Maurice Hoo, partner at law firm Paul Hastings in Hong Kong, says: “Although the FIVCE regulations have been in place since 2003, few sino-foreign joint venture funds have been formed. Over the past six to eight months, however, we have seen an increasing interest from international investors in FIVCEs. Such interest can be attributed to a strong RMB that appears to be moving toward increasing convertibility – and therefore a reassessment by the international investors of currency risks – and, secondly, the regulations that six Chinese ministries jointly promulgated in August 2006 governing acquisitions by foreigners that have made investing in Chinese businesses through offshore special purpose vehicles rather challenging, prompting investors to seriously consider making investments onshore in Chinese companies directly, and therefore in turn creating a platform to do so inside China.”

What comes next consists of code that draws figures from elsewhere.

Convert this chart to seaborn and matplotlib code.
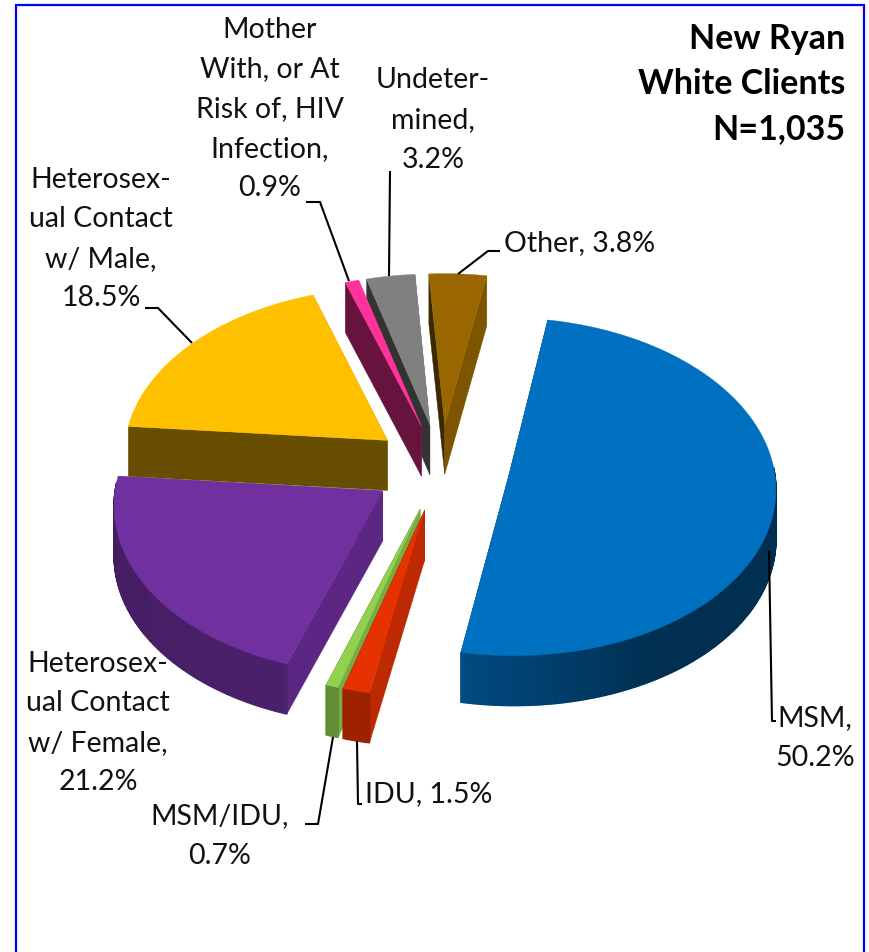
import numpy as np
import matplotlib
matplotlib.use('Agg')
import matplotlib.pyplot as plt
import seaborn as sns
from matplotlib.colors import to_rgb

# Values
categories = ['MSM', 'IDU', 'MSM/IDU', 'Heterosexual Contact w/ Female',
              'Heterosexual Contact w/ Male', 'Mother With, or At Risk of, HIV Infection',
              'Undetermined', 'Other']
percents = [50.2, 1.5, 0.7, 21.2, 18.5, 0.9, 3.2, 3.8]
label_text = ['MSM,\n50.2%', 'IDU, 1.5%', 'MSM/IDU,\n0.7%',
              'Heterosex-\nual Contact\nw/ Female,\n21.2%',
              'Heterosex-\nual Contact\nw/ Male,\n18.5%',
              'Mother\nWith, or At\nRisk of, HIV\nInfection,\n0.9%',
              'Undeter-\nmined,\n3.2%', 'Other, 3.8%']
title_text = 'New Ryan\nWhite Clients\nN=1,035'
colors = ['#0070C0', '#E63200', '#92D050', '#7030A0', '#FFC000', '#FF3399', '#808080', '#996600']

# Pie geometry (pixels)
first_angle = 10.0
cx, cy = 441, 468
rad_x, rad_y = 265, 167
persp = 0.07
explode = 0.26
depth = 50

# Label placement (x, y of the block centre, alignment)
label_pos = [(815, 738, 'center'), (365, 794, 'left'), (220, 836, 'center'),
             (98, 723, 'center'), (101, 239, 'center'), (270, 109, 'center'),
             (433, 120, 'center'), (504, 243, 'left')]
leaders = [[(769, 552), (772, 722), (776, 722)],
           [(357, 742), (358, 805), (362, 805)],
           [(333, 738), (318, 825), (305, 825)],
           None,
           [(192, 344), (158, 309), (145, 309)],
           [(349, 282), (320, 203), (306, 203)],
           [(389, 277), (390, 172)],
           [(458, 275), (488, 252), (500, 252)]]

sns.set_theme(style='white')
plt.rcParams['font.family'] = ['Lato', 'DejaVu Sans']


def project(x, y, z=0):
    f = 1 / (1 + persp * y)
    return cx + rad_x * x * f, cy - rad_y * y * f + depth * z


def shade(col, k):
    return tuple(c * k for c in to_rgb(col))


def rim_shade(t):
    # lighter toward the front left, dark on the right
    t = t % 360
    if t < 150:
        return 0.42
    if t < 192:
        return 0.42 + 0.26 * (t - 150) / 42
    return 0.68 - 0.08 * min(1, (t - 192) / 80)


fig = plt.figure(figsize=(8.7, 9.53), dpi=100)
ax = fig.add_axes([0, 0, 1, 1])
ax.set_xlim(0, 870)
ax.set_ylim(953, 0)
ax.axis('off')

bounds = first_angle + np.concatenate([[0], np.cumsum(percents)]) * 3.6
slices = []
for i, col in enumerate(colors):
    a0, a1 = bounds[i], bounds[i + 1]
    mid = np.radians((a0 + a1) / 2)
    ex, ey = explode * np.sin(mid), explode * np.cos(mid)
    slices.append((ey, a0, a1, ex, col))

# back slices first
for ey, a0, a1, ex, col in sorted(slices, key=lambda s: -s[0]):
    th = np.radians(np.linspace(a0, a1, max(int(a1 - a0) * 2, 4)))
    xs = ex + np.sin(th)
    ys = ey + np.cos(th)

    # straight walls, the one facing away goes down first
    walls = [(a0 - 90, xs[0], ys[0]), (a1 + 90, xs[-1], ys[-1])]
    walls.sort(key=lambda w: -np.cos(np.radians(w[0])))
    for normal, px, py in walls:
        k = 0.82 if np.sin(np.radians(normal)) > 0 else 0.4
        if np.cos(np.radians(normal)) < -0.9:
            k = 0.4
        quad = [project(ex, ey, 0), project(px, py, 0), project(px, py, 1), project(ex, ey, 1)]
        ax.fill(*zip(*quad), color=shade(col, k), lw=0.3)

    # outer rim, in thin strips so it can carry the gradient
    for j in range(len(th) - 1):
        if np.cos(th[j]) > 0.05:
            continue
        quad = [project(xs[j], ys[j], 0), project(xs[j + 1], ys[j + 1], 0),
                project(xs[j + 1], ys[j + 1], 1), project(xs[j], ys[j], 1)]
        ax.fill(*zip(*quad), color=shade(col, rim_shade(np.degrees(th[j]))), lw=1.0)

    # top face
    top = [project(ex, ey, 0)] + [project(x, y, 0) for x, y in zip(xs, ys)]
    ax.fill(*zip(*top), color=col, lw=0.3)

for line in leaders:
    if line:
        ax.plot(*zip(*line), color='black', lw=1.5, solid_capstyle='butt')

for txt, (x, y, ha) in zip(label_text, label_pos):
    ax.text(x, y, txt, ha=ha, va='center', fontsize=20.5, color='#111111', linespacing=1.65)

ax.text(845, 84, title_text, ha='right', va='center', fontsize=24.5, fontweight='bold',
        color='black', linespacing=1.49)

# frame is open at the bottom
ax.plot([16, 16, 864, 864], [953, 6, 6, 953], color='#0000FF', lw=1.6, solid_joinstyle='miter')

fig.savefig('out.png', dpi=100)
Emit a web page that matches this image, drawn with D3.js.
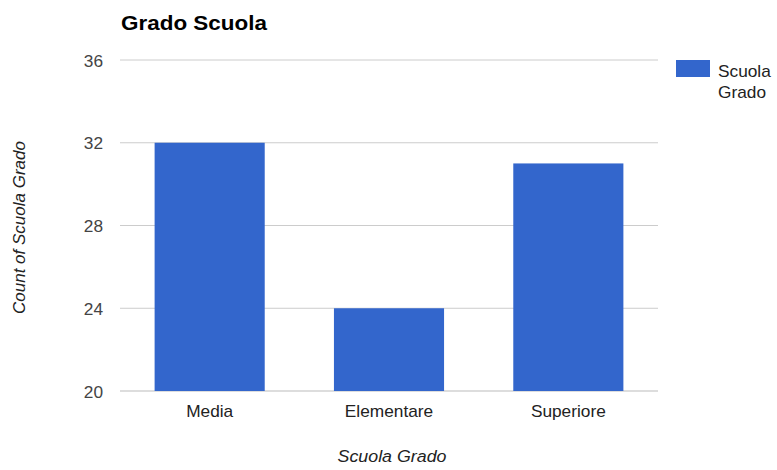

It is far too early to speak of competition for assets in China – less than 10% of deals go to auction according to Nilsson – but the future battleground of domestic versus foreign firms, is being drawn. Anna Cheung, one of the founding team members of 3i’s Hong Kong office in 2001, believes that overseas funds will have the edge for the time being. “It’s beyond just money. The Chinese Government is looking for foreign expertise, the ability to add value, corporate governance. At different stages of their life, companies need different types of investors.”